• _PROBLEM DETAILS_:
Only the lines from the beginning of the entries through the one with "10.6, 12.4, 14.6];" should be written out, please, exactly and without any pictures.

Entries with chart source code
____________

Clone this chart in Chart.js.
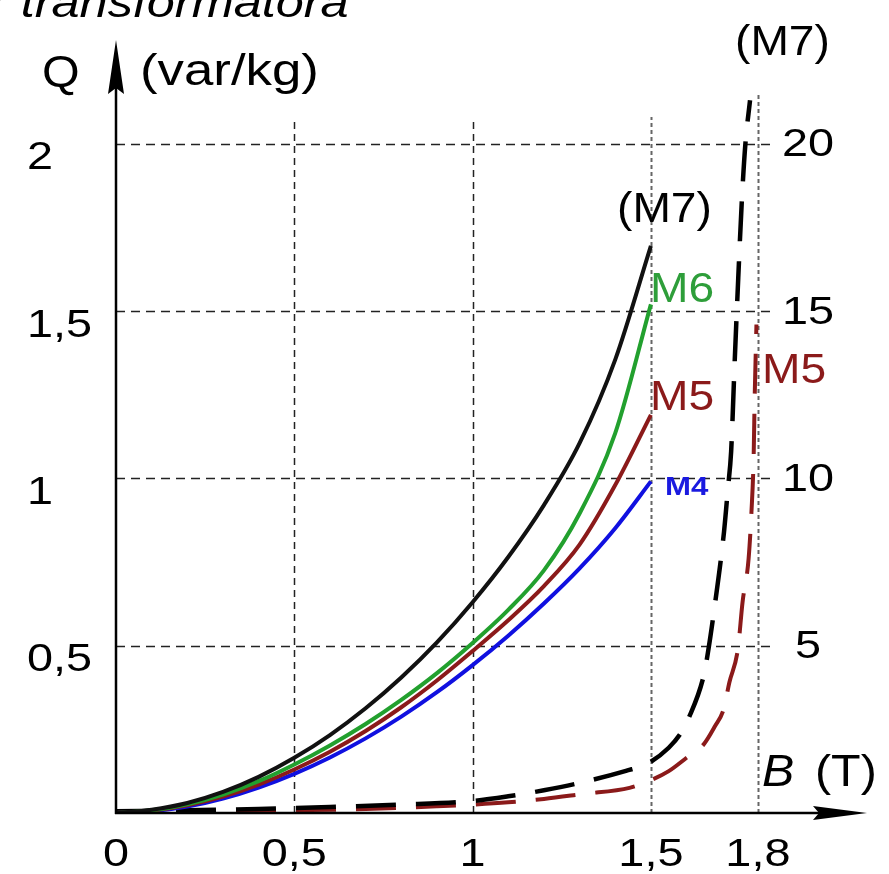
<!DOCTYPE html>
<html>
<head>
<meta charset="utf-8">
<script src="https://cdn.jsdelivr.net/npm/chart.js@4.4.1/dist/chart.umd.min.js"></script>
<style>
  html, body { margin: 0; padding: 0; background: #fff; }
  canvas { display: block; }
</style>
</head>
<body>
<canvas id="chart" width="889" height="874"></canvas>
<script>
// Q(B) curves for transformer sheet grades
const bSolid = [0, 0.1, 0.2, 0.3, 0.4, 0.5, 0.6, 0.7, 0.8, 0.9, 1.0, 1.1, 1.2, 1.3, 1.4, 1.5];
const qM7 = [0, 0.01, 0.03, 0.063, 0.108, 0.165, 0.233, 0.313, 0.405, 0.51, 0.63, 0.765, 0.92, 1.105, 1.355, 1.695];
const qM6 = [0, 0.008, 0.026, 0.055, 0.095, 0.145, 0.202, 0.266, 0.338, 0.418, 0.508, 0.607, 0.725, 0.895, 1.135, 1.52];
const qM5 = [0, 0.007, 0.023, 0.049, 0.085, 0.13, 0.183, 0.245, 0.316, 0.396, 0.484, 0.576, 0.678, 0.802, 0.98, 1.19];
const qM4 = [0, 0.005, 0.019, 0.043, 0.076, 0.117, 0.166, 0.223, 0.288, 0.361, 0.442, 0.53, 0.626, 0.731, 0.851, 0.991];

// dashed curves, right-hand scale (x10)
const bDashM7 = [0, 0.2, 0.4, 0.6, 0.8, 1.0, 1.1, 1.2, 1.3, 1.43, 1.49, 1.55, 1.583, 1.606, 1.648, 1.66, 1.676, 1.705, 1.716, 1.725, 1.735, 1.745, 1.755, 1.765, 1.778];
const qDashM7 = [0.05, 0.08, 0.12, 0.18, 0.25, 0.36, 0.5, 0.68, 0.9, 1.26, 1.47, 1.95, 2.37, 2.84, 4.1, 4.8, 5.96, 8.4, 9.7, 10.8, 13.5, 16, 18.3, 20, 21.3];
const bDashM5 = [0, 0.3, 0.5, 0.7, 0.9, 1.0, 1.1, 1.2, 1.31, 1.44, 1.5, 1.55, 1.6, 1.648, 1.68, 1.704, 1.72, 1.744, 1.757, 1.774, 1.782, 1.788, 1.791, 1.796];
const qDashM5 = [0.03, 0.05, 0.08, 0.12, 0.2, 0.25, 0.32, 0.42, 0.57, 0.75, 0.98, 1.25, 1.65, 2.05, 2.6, 3.1, 3.9, 4.9, 6.3, 7.6, 9.0, 10.6, 12.4, 14.6];

const qTicks = [0.5, 1, 1.5, 2];
const q2Ticks = [5, 10, 15, 20];
const bTicks = [0, 0.5, 1, 1.5, 1.8];

const qMax = 2.31;
const bMax = 2.106;

const FONT = '"Liberation Sans", Arial, sans-serif';

const toPoints = (xs, ys) => xs.map((x, i) => ({ x: x, y: ys[i] }));
const fmt = v => String(v).replace('.', ',');

function text(ctx, s, x, y, font, color, align, sx, baseline) {
    ctx.save();
    ctx.font = font;
    ctx.fillStyle = color;
    ctx.textAlign = align || 'left';
    ctx.textBaseline = baseline || 'alphabetic';
    ctx.translate(x, y);
    ctx.scale(sx || 1, 1);
    ctx.fillText(s, 0, 0);
    ctx.restore();
}

// dashed grid, only as far as the picture draws it
const gridPlugin = {
    id: 'grid',
    beforeDatasetsDraw(chart) {
        const ctx = chart.ctx;
        const x = chart.scales.x, y = chart.scales.y;
        ctx.save();
        ctx.lineWidth = 1.5;
        ctx.strokeStyle = '#222';
        ctx.setLineDash([9, 6]);
        qTicks.forEach(v => {
            const py = Math.round(y.getPixelForValue(v)) + 0.5;
            ctx.beginPath();
            ctx.moveTo(x.getPixelForValue(0), py);
            ctx.lineTo(x.getPixelForValue(1.84), py);
            ctx.stroke();
        });
        bTicks.forEach(v => {
            if (v === 0) return;
            const px = Math.round(x.getPixelForValue(v)) + 0.5;
            const top = v === 1.8 ? 2.15 : 2.08;
            if (v >= 1.5) {
                ctx.strokeStyle = '#666';
                ctx.lineWidth = 2;
                ctx.setLineDash([4, 3]);
            } else {
                ctx.strokeStyle = '#222';
                ctx.lineWidth = 1.5;
                ctx.setLineDash([7, 5]);
            }
            ctx.beginPath();
            ctx.moveTo(px, y.getPixelForValue(0));
            ctx.lineTo(px, y.getPixelForValue(top));
            ctx.stroke();
        });
        ctx.restore();
    },
    afterDatasetsDraw(chart) {
        const ctx = chart.ctx;
        const x = chart.scales.x, y = chart.scales.y, y2 = chart.scales.y2;
        const x0 = x.getPixelForValue(0), y0 = y.getPixelForValue(0);
        const area = chart.chartArea;
        ctx.save();
        ctx.setLineDash([]);
        ctx.strokeStyle = '#000';
        ctx.fillStyle = '#000';
        ctx.lineWidth = 2.5;
        // axes
        ctx.beginPath();
        ctx.moveTo(x0, y0 + 1);
        ctx.lineTo(x0, area.top + 30);
        ctx.moveTo(x0 - 1, y0);
        ctx.lineTo(area.right - 30, y0);
        ctx.stroke();
        // arrow heads
        ctx.beginPath();
        ctx.moveTo(x0, area.top);
        ctx.lineTo(x0 - 8, area.top + 54);
        ctx.lineTo(x0, area.top + 48);
        ctx.lineTo(x0 + 8, area.top + 54);
        ctx.closePath();
        ctx.fill();
        ctx.beginPath();
        ctx.moveTo(area.right, y0);
        ctx.lineTo(area.right - 54, y0 - 7);
        ctx.lineTo(area.right - 48, y0);
        ctx.lineTo(area.right - 54, y0 + 7);
        ctx.closePath();
        ctx.fill();
        ctx.restore();

        const tickFont = '39px ' + FONT;
        qTicks.forEach(v => text(ctx, fmt(v), 27, y.getPixelForValue(v) + 15, tickFont, '#000', 'left', 1.2, 'middle'));
        q2Ticks.forEach(v => text(ctx, String(v), 808, y2.getPixelForValue(v) + 2, tickFont, '#000', 'center', 1.2, 'middle'));
        bTicks.forEach(v => text(ctx, fmt(v), x.getPixelForValue(v), 866, tickFont, '#000', 'center', 1.2));

        const labFont = '44px ' + FONT;
        text(ctx, 'Q', 42, 87, labFont, '#000', 'left', 1.1);
        text(ctx, '(var/kg)', 140, 85, labFont, '#000', 'left', 1.2);
        text(ctx, 'B', 762, 786, 'italic ' + labFont, '#000', 'left', 1.1);
        text(ctx, '(T)', 815, 786, labFont, '#000', 'left', 1.1);
        text(ctx, 'r transformatora', -10, 17, 'italic 42px ' + FONT, '#000', 'left', 1.2);

        const mFont = '42px ' + FONT;
        text(ctx, '(M7)', 735, 55, mFont, '#000', 'left', 1.1);
        text(ctx, '(M7)', 617, 222, mFont, '#000', 'left', 1.1);
        text(ctx, 'M6', 650, 302, mFont, '#2e9e3a', 'left', 1.1);
        text(ctx, 'M5', 650, 410, mFont, '#8b1a1a', 'left', 1.1);
        text(ctx, 'M4', 665, 495, 'bold 26px ' + FONT, '#1a1ae0', 'left', 1.2);
        text(ctx, 'M5', 762, 383, mFont, '#8b1a1a', 'left', 1.1);
    }
};

const solid = (data, color) => ({
    data: data,
    borderColor: color,
    borderWidth: 4,
    pointRadius: 0,
    fill: false,
    cubicInterpolationMode: 'monotone',
    yAxisID: 'y'
});
const dashed = (data, color, width) => ({
    data: data,
    borderColor: color,
    borderWidth: width,
    borderDash: [40, 20],
    pointRadius: 0,
    fill: false,
    cubicInterpolationMode: 'monotone',
    yAxisID: 'y2'
});

new Chart(document.getElementById('chart').getContext('2d'), {
    type: 'scatter',
    data: {
        datasets: [
            solid(toPoints(bSolid, qM7), '#111'),
            solid(toPoints(bSolid, qM6), '#22a02e'),
            solid(toPoints(bSolid, qM5), '#8b1a1a'),
            solid(toPoints(bSolid, qM4), '#1010e0'),
            dashed(toPoints(bDashM7, qDashM7), '#000', 4.5),
            dashed(toPoints(bDashM5, qDashM5), '#8b1a1a', 4)
        ]
    },
    options: {
        responsive: false,
        animation: false,
        devicePixelRatio: 1,
        showLine: true,
        layout: { padding: { left: 116, right: 22, top: 40, bottom: 61 } },
        scales: {
            x: { type: 'linear', min: 0, max: bMax, display: false },
            y: { type: 'linear', min: 0, max: qMax, display: false },
            y2: { type: 'linear', min: 0, max: qMax * 10, display: false }
        },
        plugins: {
            legend: { display: false },
            tooltip: { enabled: false }
        }
    },
    plugins: [gridPlugin]
});
</script>
</body>
</html>
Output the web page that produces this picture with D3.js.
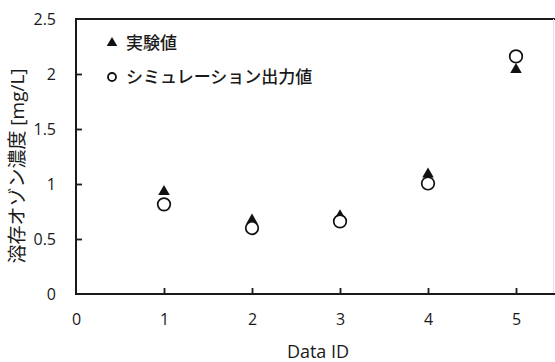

____________

• _RESPONSE_:
Clone this chart in Chart.js.
<!DOCTYPE html>
<html>
<head>
<meta charset="utf-8">
<script src="https://cdn.jsdelivr.net/npm/chart.js@4.4.1/dist/chart.umd.min.js"></script>
<style>
  html, body { margin: 0; padding: 0; background: #fff; }
  canvas { display: block; }
</style>
</head>
<body>
<canvas id="chart" width="889" height="874"></canvas>
<script>
// Q(B) curves for transformer sheet grades
const bSolid = [0, 0.1, 0.2, 0.3, 0.4, 0.5, 0.6, 0.7, 0.8, 0.9, 1.0, 1.1, 1.2, 1.3, 1.4, 1.5];
const qM7 = [0, 0.01, 0.03, 0.063, 0.108, 0.165, 0.233, 0.313, 0.405, 0.51, 0.63, 0.765, 0.92, 1.105, 1.355, 1.695];
const qM6 = [0, 0.008, 0.026, 0.055, 0.095, 0.145, 0.202, 0.266, 0.338, 0.418, 0.508, 0.607, 0.725, 0.895, 1.135, 1.52];
const qM5 = [0, 0.007, 0.023, 0.049, 0.085, 0.13, 0.183, 0.245, 0.316, 0.396, 0.484, 0.576, 0.678, 0.802, 0.98, 1.19];
const qM4 = [0, 0.005, 0.019, 0.043, 0.076, 0.117, 0.166, 0.223, 0.288, 0.361, 0.442, 0.53, 0.626, 0.731, 0.851, 0.991];

// dashed curves, right-hand scale (x10)
const bDashM7 = [0, 0.2, 0.4, 0.6, 0.8, 1.0, 1.1, 1.2, 1.3, 1.43, 1.49, 1.55, 1.583, 1.606, 1.648, 1.66, 1.676, 1.705, 1.716, 1.725, 1.735, 1.745, 1.755, 1.765, 1.778];
const qDashM7 = [0.05, 0.08, 0.12, 0.18, 0.25, 0.36, 0.5, 0.68, 0.9, 1.26, 1.47, 1.95, 2.37, 2.84, 4.1, 4.8, 5.96, 8.4, 9.7, 10.8, 13.5, 16, 18.3, 20, 21.3];
const bDashM5 = [0, 0.3, 0.5, 0.7, 0.9, 1.0, 1.1, 1.2, 1.31, 1.44, 1.5, 1.55, 1.6, 1.648, 1.68, 1.704, 1.72, 1.744, 1.757, 1.774, 1.782, 1.788, 1.791, 1.796];
const qDashM5 = [0.03, 0.05, 0.08, 0.12, 0.2, 0.25, 0.32, 0.42, 0.57, 0.75, 0.98, 1.25, 1.65, 2.05, 2.6, 3.1, 3.9, 4.9, 6.3, 7.6, 9.0, 10.6, 12.4, 14.6];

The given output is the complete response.